The administrative assessment fee for most misdemeanor offenses in Nevada is $123.
“The general feeling is that limited jurisdiction courts can’t squeeze any more blood out of the turn-up of misdemeanor defendants by and large and feel like they are being used as a collection agency and so they have a general opposition to imposing additional fees that they don’t think they’ll be able to collect,” McCormick said.
A cycle of dependency
The Elko judicial township serves a population of 42,000 people, according to the 2017 population estimate from the state demographer. During the 2017 fiscal year, about 52,000 traffic cases were filed in Elko municipal courts.
At the legislative committee meeting, Elko Township Justice of the Peace, Mason Simmons, said decriminalizing traffic violations and treating them as civil matters, thus ending the courts’ ability to collect administrative assessment fees for traffic tickets, would cripple the county’s justice system.
“It would require a wholesale reexamination of how you fund all these various entities,” Simmons said. “This goes back for decades. This structure has existed for a very long time.”
Still, over an eight-year period, there has been about a 33 percent reduction in administrative assessment collections. They have been falling every year, even as courts have become increasingly reliant on administrative assessment revenue from traffic violations to fund courts.
When committee chair Assemblyman Steven Yeager, D-Las Vegas, asked what could account for the loss of revenue, McCormick said, “I think obviously in the economic downturn Nevada was hit hard and it took a long time for our economy to recover. We have a lot of service industry and tourism type jobs so people just didn’t have the resources to pay administrative assessments.”
According to McCormick, more people have been asking courts to turn their administrative assessment fees and fines into community service. Courts allow jail time or community service as restitution for those who can not pay.
Courts are seeing that despite their robust collection efforts they could not manage to bring in the revenue from administrative assessment fees.

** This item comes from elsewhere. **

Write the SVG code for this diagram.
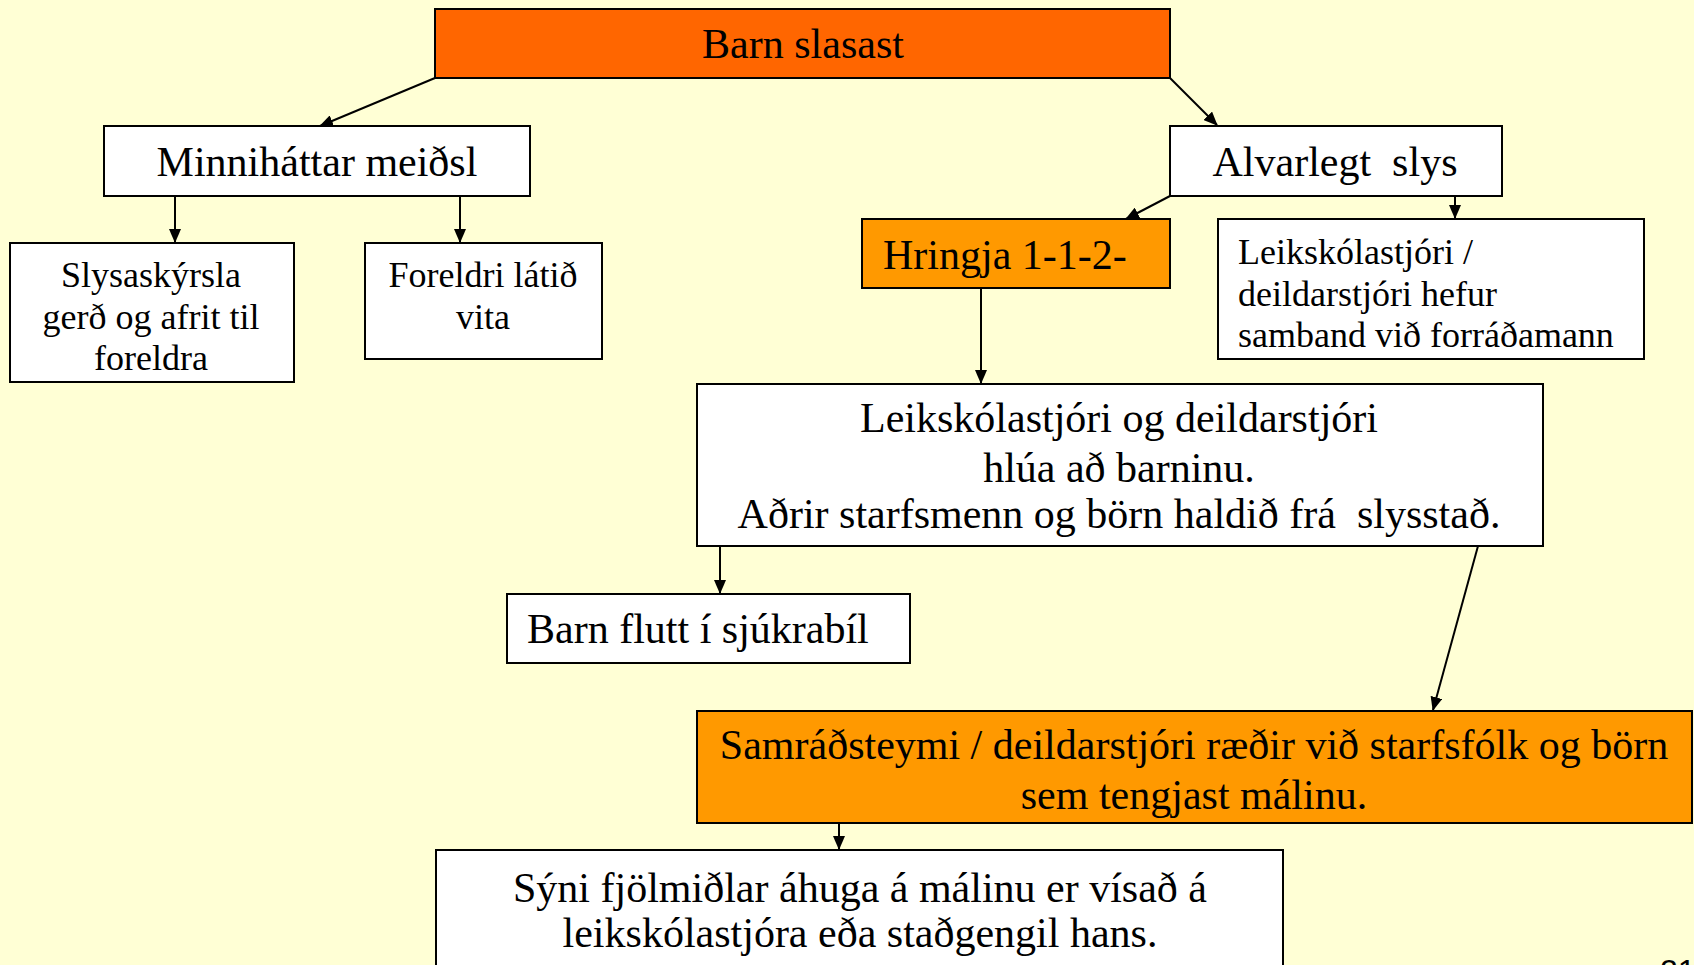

North Las Vegas — a city with a high rate of poverty and high concentration of minority communities — collected $5.7 million in fines, fees, and assessments out of the $7.2 million originally imposed by its municipal court for misdemeanors in fiscal 2017, indicating an inability to collect from the defendants it imposes fees on.
Judicial expenses in North Las Vegas for 2017 were about $6 million, revealing that the municipal court is entirely self-funded by the fines, fees, and assessments it imposes.
Since Nevada began relying on administrative fees in the early 1980s, administrative assessments fees have largely been increased for misdemeanor offenses rather than more major crimes like felonies.
“On felonies, it’s difficult to collect since you are sending someone to prison,” McCormick said.